> **Dataset excerpt**:
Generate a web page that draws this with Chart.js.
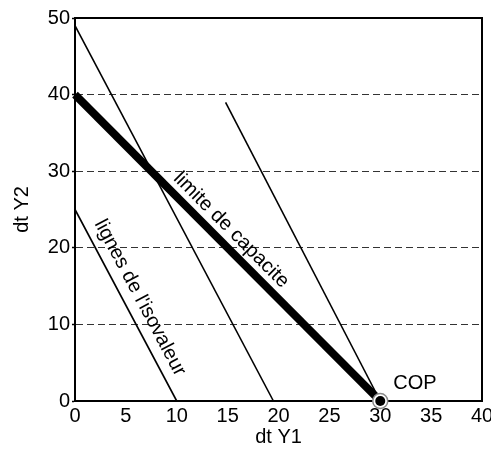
<!DOCTYPE html>
<html><head><meta charset="utf-8">
<script src="https://cdn.jsdelivr.net/npm/chart.js@4"></script>
<style>html,body{margin:0;padding:0;background:#fff;} canvas{display:block;}</style>
</head><body>
<canvas id="c" width="491" height="452"></canvas>
<script>
// ---- data ----
const xTicks = [0, 5, 10, 15, 20, 25, 30, 35, 40];
const yTicks = [0, 10, 20, 30, 40, 50];
const capaciteX = [0, 30];
const capaciteY = [40, 0];
const iso1X = [0, 10];
const iso1Y = [25, 0];
const iso2X = [0, 19.5];
const iso2Y = [49, 0];
const iso3X = [14.8, 30];
const iso3Y = [39, 0];
const copX = [30];
const copY = [0];
const xTitle = 'dt Y1';
const yTitle = 'dt Y2';
const capaciteLabel = 'limite de capacite';
const isoLabel = "lignes de l'isovaleur";
const copLabel = 'COP';

const FONT = '"Liberation Sans", Arial, sans-serif';
const pts = (xs, ys) => xs.map((v, i) => ({x: v, y: ys[i]}));

Chart.defaults.color = '#000';
Chart.defaults.font.family = FONT;
Chart.defaults.font.size = 20;

const annot = {
  id: 'annot',
  afterDraw(chart) {
    const {ctx, chartArea: a, scales: {x, y}} = chart;
    ctx.save();
    ctx.strokeStyle = '#000';
    ctx.lineWidth = 2;
    ctx.beginPath();
    ctx.moveTo(a.left - 1, a.top);
    ctx.lineTo(a.right, a.top);
    ctx.lineTo(a.right, a.bottom + 1);
    ctx.stroke();
    const lineLabel = (xs, ys, t, text, off) => {
      const x0 = x.getPixelForValue(xs[0]), y0 = y.getPixelForValue(ys[0]);
      const x1 = x.getPixelForValue(xs[1]), y1 = y.getPixelForValue(ys[1]);
      const ang = Math.atan2(y1 - y0, x1 - x0);
      const px = x0 + (x1 - x0) * t, py = y0 + (y1 - y0) * t;
      const nx = Math.sin(ang), ny = -Math.cos(ang);
      ctx.save();
      ctx.translate(px + nx * off, py + ny * off);
      ctx.rotate(ang);
      ctx.font = '20px ' + FONT;
      ctx.fillStyle = '#000';
      ctx.textAlign = 'center';
      ctx.textBaseline = 'middle';
      ctx.fillText(text, 0, 0);
      ctx.restore();
    };
    lineLabel(capaciteX, capaciteY, 14.3 / 30, capaciteLabel, 15);
    lineLabel(iso1X, iso1Y, 0.5, isoLabel, 16);
    ctx.font = '20px ' + FONT;
    ctx.fillStyle = '#000';
    ctx.textAlign = 'left';
    ctx.textBaseline = 'middle';
    ctx.fillText(copLabel, x.getPixelForValue(copX[0]) + 13, y.getPixelForValue(copY[0]) - 18);
    ctx.restore();
  }
};

new Chart(document.getElementById('c'), {
  type: 'scatter',
  data: {
    datasets: [
      {data: pts(copX, copY), pointRadius: 5, pointBackgroundColor: '#000', pointBorderWidth: 0, showLine: false, clip: false},
      {data: pts(copX, copY), pointRadius: 7.5, pointBackgroundColor: '#fff', pointBorderColor: '#8a8a8a', pointBorderWidth: 1.5, showLine: false, clip: false},
      {data: pts(capaciteX, capaciteY), showLine: true, borderColor: '#000', borderWidth: 8, pointRadius: 0, clip: false},
      {data: pts(iso1X, iso1Y), showLine: true, borderColor: '#000', borderWidth: 1.6, pointRadius: 0, clip: false},
      {data: pts(iso2X, iso2Y), showLine: true, borderColor: '#000', borderWidth: 1.6, pointRadius: 0, clip: false},
      {data: pts(iso3X, iso3Y), showLine: true, borderColor: '#000', borderWidth: 1.6, pointRadius: 0, clip: false}
    ]
  },
  options: {
    responsive: false,
    animation: false,
    layout: {padding: {top: 18, right: 9, left: 0, bottom: 0}},
    plugins: {legend: {display: false}, tooltip: {enabled: false}},
    scales: {
      x: {
        type: 'linear', min: 0, max: 40,
        afterBuildTicks: s => { s.ticks = xTicks.map(v => ({value: v})); },
        afterFit: s => { s.height = 51; s.paddingRight = 0; s.paddingLeft = 0; },
        grid: {display: false, drawTicks: false},
        border: {display: true, color: '#000', width: 2},
        ticks: {padding: 3, color: '#000', font: {size: 20}},
        title: {display: true, text: xTitle, color: '#000', font: {size: 20}, padding: {top: 0, bottom: 3}}
      },
      y: {
        type: 'linear', min: 0, max: 50,
        afterBuildTicks: s => { s.ticks = yTicks.map(v => ({value: v})); },
        afterFit: s => { s.width = 75; s.paddingTop = 0; s.paddingBottom = 0; },
        grid: {
          color: c => (c.tick && (c.tick.value === 0 || c.tick.value === 50)) ? 'rgba(0,0,0,0)' : '#333',
          lineWidth: 1, drawTicks: true, tickLength: 3, tickColor: '#000', tickWidth: 1.5
        },
        border: {display: true, color: '#000', width: 2, dash: [7, 4]},
        ticks: {padding: 2, color: '#000', font: {size: 20}},
        title: {display: true, text: yTitle, color: '#000', font: {size: 20}, padding: {top: 10, bottom: 0}}
      }
    }
  },
  plugins: [annot]
});
</script>
</body></html>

> **What to produce**: Write out, word for word, the lines from the start of the data through the one holding "Chart.defaults.font.size = 20;". Omit pictures.

> **Answer to the problem**:
Generate a web page that draws this with Chart.js.
<!DOCTYPE html>
<html><head><meta charset="utf-8">
<script src="https://cdn.jsdelivr.net/npm/chart.js@4"></script>
<style>html,body{margin:0;padding:0;background:#fff;} canvas{display:block;}</style>
</head><body>
<canvas id="c" width="491" height="452"></canvas>
<script>
// ---- data ----
const xTicks = [0, 5, 10, 15, 20, 25, 30, 35, 40];
const yTicks = [0, 10, 20, 30, 40, 50];
const capaciteX = [0, 30];
const capaciteY = [40, 0];
const iso1X = [0, 10];
const iso1Y = [25, 0];
const iso2X = [0, 19.5];
const iso2Y = [49, 0];
const iso3X = [14.8, 30];
const iso3Y = [39, 0];
const copX = [30];
const copY = [0];
const xTitle = 'dt Y1';
const yTitle = 'dt Y2';
const capaciteLabel = 'limite de capacite';
const isoLabel = "lignes de l'isovaleur";
const copLabel = 'COP';

const FONT = '"Liberation Sans", Arial, sans-serif';
const pts = (xs, ys) => xs.map((v, i) => ({x: v, y: ys[i]}));

Chart.defaults.color = '#000';
Chart.defaults.font.family = FONT;
Chart.defaults.font.size = 20;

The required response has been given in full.